By enacting these policies, the state saved $210.5 million for the 2008-2009 fiscal biennium. If new treatment and diversion programs are successful and no additional prisons are constructed, the state will save an additional $233 million. Texas also reinvested in the expansion of the Nurse-Family Partnerships Program -- a nationally recognized model for improving outcomes for low-income families and reducing crime -- to reach 2,000 families/children.
Alexandria, Va.: Are you aware of any national or local programs that are effective in reducing recidivism?
Susan K. Urahn: There are several worth looking at. Drug courts have been evaluated and shown to be effective at reducing recidivism. Virtually every state has some in place. If they are well run, they can reduce recidivism by up to 50 percent.
Programs that use cognitive-behavioral therapy and address risk factors associated with criminal behavior have been shown to cut recidivism by nearly 30 percent.
You can find information about a range of effective supervision strategies for parolees and probationers on the National Institute of Corrections Web site.
Susan K. Urahn: There are several questions that suggest the answer to crime is simply to lock all offenders up.
We all want violent and career offenders locked up, but despite having quadrupled the prison population in the past 25 years, we have not quadrupled public safety. We cannot build our way into public safety. There are several effective ways to hold offenders accountable in community punishment programs that are just as effective and far less expensive than incarceration. Several states are exploring just such approaches.

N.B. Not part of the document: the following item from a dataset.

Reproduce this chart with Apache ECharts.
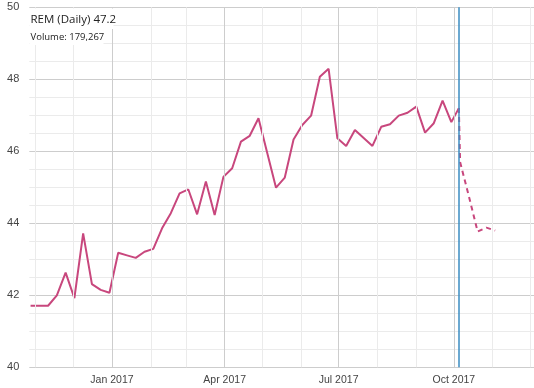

For the same amount of money, you could keep one inmate behind bars for an additional year, or you could provide treatment and intensive supervision for several others -- and cut the recidivism rate considerably.
This can be a win-win situation for states. They can invest in approaches that cost less and provide better outcomes.
Washington -- U.S. Bureau of Prisons Employee: Your study is deeply flawed and loaded with technical errors. Your jurisdiction analysis is wrong. Five states -- not seven -- have "unified" systems. The D.C. Corrections Department never actually was federalized -- see the District's Web site. I am very suspicious of the statistics you've used.
Susan K. Urahn: The information in the report about the District of Columbia comes from the Bureau of Justice Statistics.
Susan K. Urahn: We are to the end of our hour. Many thanks to all of you for your questions. We have a lot of additional data on our Web site about state approaches to corrections.